L G. Mouchel & Partners Ltd - Engineers
Holloway Brothers (London) Ltd - Contractors
Date Built
Opened for traffic October 3, 1923
Carries George Street over the River Thames
This single span ferro-concrete bridge crosses the River Thames in Reading carrying 20,000 vehicles a day over the river.  When completed in 1923, it claimed to be the world's longest span of its type. 

The engineers for this structure were L G Mouchel & Partners, specialists in the use of reinforced concrete and infrastructure projects.  Their history includes: the design of the first natural draught hyperbolic curved reinforced concrete cooling towers in 1924; the design of the first two chimneys of Battersea Power Station in 1931; and Earls Court Exhibition Centre, one of the world's largest reinforced concrete buildings in 1935.  Mouchel was first appointed as design engineer for the bridge in 1914 but the war brought a halt to its construction.

The bridge is almost 183 metres long with a 55 metre span that rises to 5.5 metres above normal water level.
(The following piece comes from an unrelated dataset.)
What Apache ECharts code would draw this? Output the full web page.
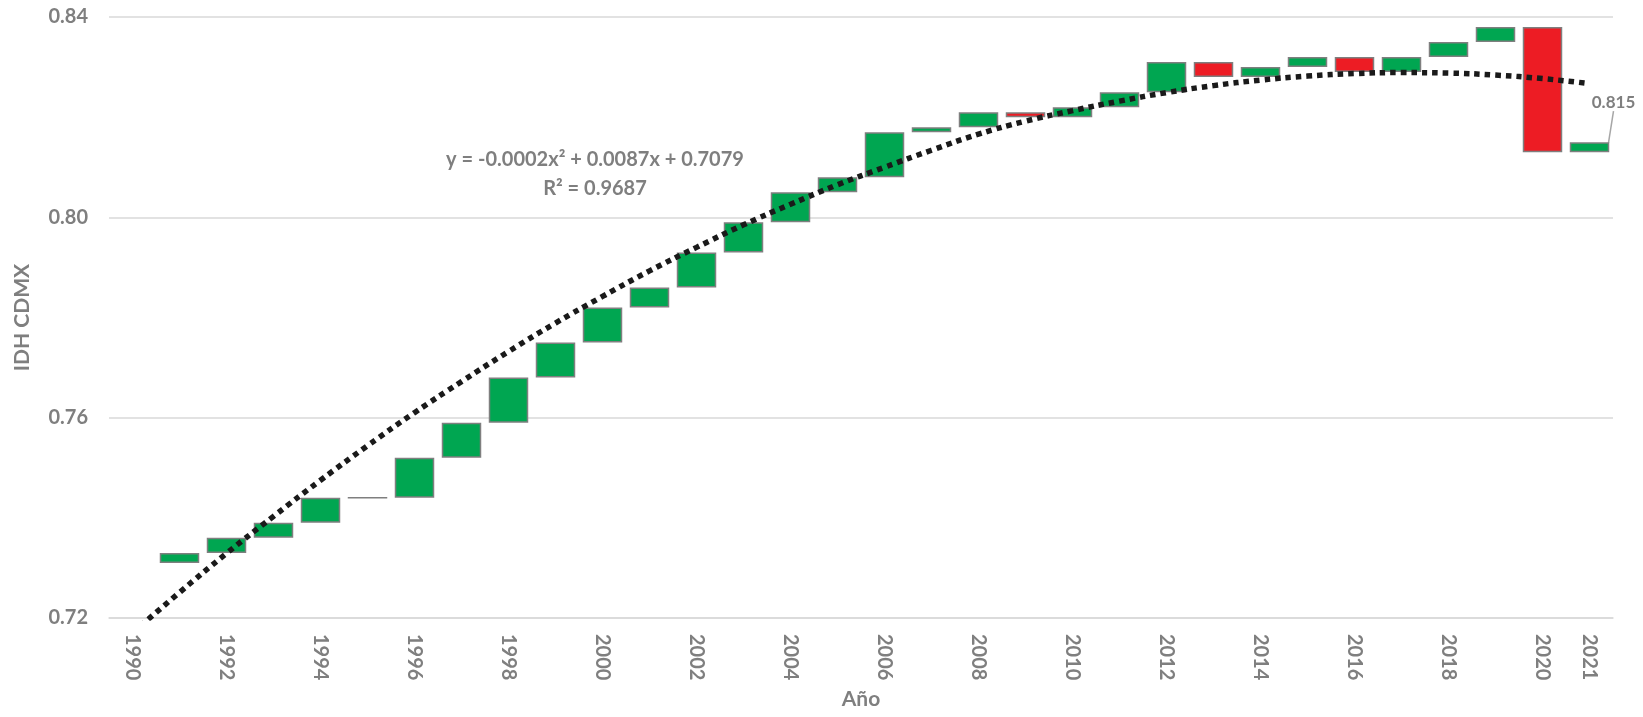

The website explains that, "... The arch consists of four ribs. The two outer ribs are 1.2m wide, 1.4m deep at the springings and 790mm deep at the crown, while the two central ribs are 1.4m wide by 1.4m deep at the springings and 1.1m deep at the crown.  Longitudinal beams, 255mm wide and 510mm deep, run above the ribs, connected to them by spandrel columns every 3m. Each column is 255mm by 610mm in section. The main beams are connected by transverse secondary beams 180mm wide by 360mm deep, set 1.5m apart longitudinally. The whole arrangement is topped by a 190mm thick concrete deck.  Parapets to the arch and abutments are of Portland stone. All other parts of the structure are ferro-concrete. The steel-reinforced construction is monolithic, without joints other than for contraction or expansion."

There are staircases on either end leading down to the towpath and tunnels allowing pedestrians to continue along the riverside paths.